A moradora denunciou que tem provas de pessoas que não tiveram suas casas invadidas pela água e que já foram contempladas, enquanto outras ainda estão na espera. Ela cita como exemplo o caso da vizinha, que perdeu a casa, após o muro desabar. O imóvel teria sido, inclusive, condenado pela Defesa Civil.
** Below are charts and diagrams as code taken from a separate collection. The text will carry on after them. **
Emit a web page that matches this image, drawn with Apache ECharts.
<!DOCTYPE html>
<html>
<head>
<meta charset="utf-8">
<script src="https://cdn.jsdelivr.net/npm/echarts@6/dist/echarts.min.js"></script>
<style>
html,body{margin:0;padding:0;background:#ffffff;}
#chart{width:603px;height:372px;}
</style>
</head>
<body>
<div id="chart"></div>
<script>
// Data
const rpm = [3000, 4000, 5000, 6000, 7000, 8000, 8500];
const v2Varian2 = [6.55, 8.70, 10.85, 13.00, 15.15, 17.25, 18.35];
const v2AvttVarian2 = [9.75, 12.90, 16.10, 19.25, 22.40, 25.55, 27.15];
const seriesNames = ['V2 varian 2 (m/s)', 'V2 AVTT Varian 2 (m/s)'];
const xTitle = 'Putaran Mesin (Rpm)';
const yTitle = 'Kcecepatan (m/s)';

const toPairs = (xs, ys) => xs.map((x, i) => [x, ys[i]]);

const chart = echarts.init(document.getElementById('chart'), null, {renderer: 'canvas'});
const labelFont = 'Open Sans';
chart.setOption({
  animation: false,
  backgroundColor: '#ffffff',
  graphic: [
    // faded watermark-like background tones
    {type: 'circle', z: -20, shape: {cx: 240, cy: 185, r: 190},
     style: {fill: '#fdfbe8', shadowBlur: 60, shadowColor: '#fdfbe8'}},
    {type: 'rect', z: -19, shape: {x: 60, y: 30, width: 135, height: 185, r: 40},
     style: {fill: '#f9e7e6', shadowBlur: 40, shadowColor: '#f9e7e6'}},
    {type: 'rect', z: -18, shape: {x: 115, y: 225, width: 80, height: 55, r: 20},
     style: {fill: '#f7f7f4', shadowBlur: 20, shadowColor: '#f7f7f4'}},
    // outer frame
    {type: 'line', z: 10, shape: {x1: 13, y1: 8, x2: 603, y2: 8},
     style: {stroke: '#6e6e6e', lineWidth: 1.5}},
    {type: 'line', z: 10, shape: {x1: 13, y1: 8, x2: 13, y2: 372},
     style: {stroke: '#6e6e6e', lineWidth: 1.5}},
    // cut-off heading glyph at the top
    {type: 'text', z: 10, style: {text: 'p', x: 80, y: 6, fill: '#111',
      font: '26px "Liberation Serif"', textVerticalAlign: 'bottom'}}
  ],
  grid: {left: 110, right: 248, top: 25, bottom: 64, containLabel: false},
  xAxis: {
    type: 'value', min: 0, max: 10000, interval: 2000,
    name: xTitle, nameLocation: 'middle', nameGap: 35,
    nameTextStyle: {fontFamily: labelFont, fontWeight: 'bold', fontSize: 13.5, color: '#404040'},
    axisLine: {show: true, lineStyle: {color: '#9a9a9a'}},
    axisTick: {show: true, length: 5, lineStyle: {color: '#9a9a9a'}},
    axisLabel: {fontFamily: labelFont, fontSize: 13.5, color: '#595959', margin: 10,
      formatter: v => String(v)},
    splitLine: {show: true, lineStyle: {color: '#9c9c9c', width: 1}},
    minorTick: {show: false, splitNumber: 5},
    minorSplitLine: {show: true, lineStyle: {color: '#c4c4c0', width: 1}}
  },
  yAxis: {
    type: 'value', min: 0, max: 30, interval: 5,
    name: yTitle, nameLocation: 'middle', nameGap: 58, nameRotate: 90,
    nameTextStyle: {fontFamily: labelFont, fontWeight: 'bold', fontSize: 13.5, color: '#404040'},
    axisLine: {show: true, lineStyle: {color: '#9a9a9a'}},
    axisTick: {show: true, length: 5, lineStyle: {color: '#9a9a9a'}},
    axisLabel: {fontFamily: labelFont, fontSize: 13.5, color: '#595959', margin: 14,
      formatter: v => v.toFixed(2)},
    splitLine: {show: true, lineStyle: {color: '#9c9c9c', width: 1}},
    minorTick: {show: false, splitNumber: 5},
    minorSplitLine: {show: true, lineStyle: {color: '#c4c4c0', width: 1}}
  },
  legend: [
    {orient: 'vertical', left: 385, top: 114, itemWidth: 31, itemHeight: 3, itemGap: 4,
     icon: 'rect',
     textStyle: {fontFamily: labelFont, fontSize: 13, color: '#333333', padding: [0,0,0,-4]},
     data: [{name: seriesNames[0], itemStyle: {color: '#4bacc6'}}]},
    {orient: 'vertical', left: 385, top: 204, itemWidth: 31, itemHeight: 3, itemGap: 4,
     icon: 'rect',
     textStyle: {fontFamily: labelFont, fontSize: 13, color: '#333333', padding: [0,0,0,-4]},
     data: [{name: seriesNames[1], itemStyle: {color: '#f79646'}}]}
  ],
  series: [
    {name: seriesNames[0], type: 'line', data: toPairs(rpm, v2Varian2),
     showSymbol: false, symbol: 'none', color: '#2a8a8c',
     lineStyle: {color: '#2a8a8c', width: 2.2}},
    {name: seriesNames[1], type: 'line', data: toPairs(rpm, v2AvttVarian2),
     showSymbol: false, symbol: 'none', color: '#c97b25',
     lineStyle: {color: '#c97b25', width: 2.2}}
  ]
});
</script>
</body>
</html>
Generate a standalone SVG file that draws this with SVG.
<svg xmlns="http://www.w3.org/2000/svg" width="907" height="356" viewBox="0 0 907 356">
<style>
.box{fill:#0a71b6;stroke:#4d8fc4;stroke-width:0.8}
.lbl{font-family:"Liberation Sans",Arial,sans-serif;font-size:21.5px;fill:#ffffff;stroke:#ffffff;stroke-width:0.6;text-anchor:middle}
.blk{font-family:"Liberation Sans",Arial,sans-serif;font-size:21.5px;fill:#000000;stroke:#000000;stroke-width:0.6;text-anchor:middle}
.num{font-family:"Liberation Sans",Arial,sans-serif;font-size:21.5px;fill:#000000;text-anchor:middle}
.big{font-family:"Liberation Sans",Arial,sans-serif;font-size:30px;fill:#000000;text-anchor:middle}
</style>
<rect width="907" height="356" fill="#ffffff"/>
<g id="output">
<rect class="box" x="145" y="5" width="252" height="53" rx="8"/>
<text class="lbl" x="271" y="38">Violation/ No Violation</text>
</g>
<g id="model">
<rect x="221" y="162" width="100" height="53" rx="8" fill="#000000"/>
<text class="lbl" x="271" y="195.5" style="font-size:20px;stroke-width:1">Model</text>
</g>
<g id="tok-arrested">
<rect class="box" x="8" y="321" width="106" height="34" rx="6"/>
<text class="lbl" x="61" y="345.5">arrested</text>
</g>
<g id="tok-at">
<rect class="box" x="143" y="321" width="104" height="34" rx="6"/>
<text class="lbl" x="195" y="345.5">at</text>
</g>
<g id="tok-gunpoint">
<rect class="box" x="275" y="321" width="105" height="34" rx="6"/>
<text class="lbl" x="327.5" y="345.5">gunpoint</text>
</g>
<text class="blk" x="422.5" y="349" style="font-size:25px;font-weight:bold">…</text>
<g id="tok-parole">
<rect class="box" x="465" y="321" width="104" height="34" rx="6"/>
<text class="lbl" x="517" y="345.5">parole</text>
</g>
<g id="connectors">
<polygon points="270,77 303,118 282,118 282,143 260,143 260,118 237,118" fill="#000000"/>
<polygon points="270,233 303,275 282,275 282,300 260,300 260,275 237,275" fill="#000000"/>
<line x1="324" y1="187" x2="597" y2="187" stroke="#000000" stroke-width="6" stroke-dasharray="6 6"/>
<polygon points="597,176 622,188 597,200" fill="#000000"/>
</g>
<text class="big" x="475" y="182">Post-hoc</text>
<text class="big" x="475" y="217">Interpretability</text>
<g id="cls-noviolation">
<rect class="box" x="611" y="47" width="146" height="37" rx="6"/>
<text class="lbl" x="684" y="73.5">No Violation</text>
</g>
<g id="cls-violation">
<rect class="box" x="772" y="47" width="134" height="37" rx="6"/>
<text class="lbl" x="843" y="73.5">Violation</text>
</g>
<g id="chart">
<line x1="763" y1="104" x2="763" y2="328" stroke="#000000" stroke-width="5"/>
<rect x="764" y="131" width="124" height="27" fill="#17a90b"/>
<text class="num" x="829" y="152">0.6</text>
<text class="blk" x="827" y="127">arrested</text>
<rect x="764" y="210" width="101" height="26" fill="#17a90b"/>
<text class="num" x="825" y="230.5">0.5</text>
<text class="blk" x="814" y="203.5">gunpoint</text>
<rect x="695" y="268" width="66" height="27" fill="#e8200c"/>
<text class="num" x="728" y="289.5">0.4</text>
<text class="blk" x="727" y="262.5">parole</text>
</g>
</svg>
“Eu ganhei uma cama, tem gente que não ganhou uma cama ainda. Eu ganhei duas portas, tem gente que não ganhou duas portas. A minha irmã ganhou tinta e massa corrida, mas muita gente não ganhou ainda. A minha mãe e a minha irmã estão dormindo numa casa ali em cima, de aluguel, paga por meus familiares. Mas tem gente que precisou voltar para dentro de suas casas, praticamente caindo aos pedaços. A gente precisou gritar para ser escutado. Hoje eu precisei ir para rádio, me expor, liberar uma carta escrita da comunidade para prefeitura. Fomos contemplados, mas paz de espírito só para mim? E para minha comunidade? E o povo que chorou junto comigo?”, dispara a moradora.

 

Outro lado

Nossa reportagem entrou em contato com a Secretaria de Assistência Social e foi informado que a assessoria enviaria uma nota sobre o assunto. Entretanto, até o fechamento dessa matéria não havíamos recebido resposta alguma.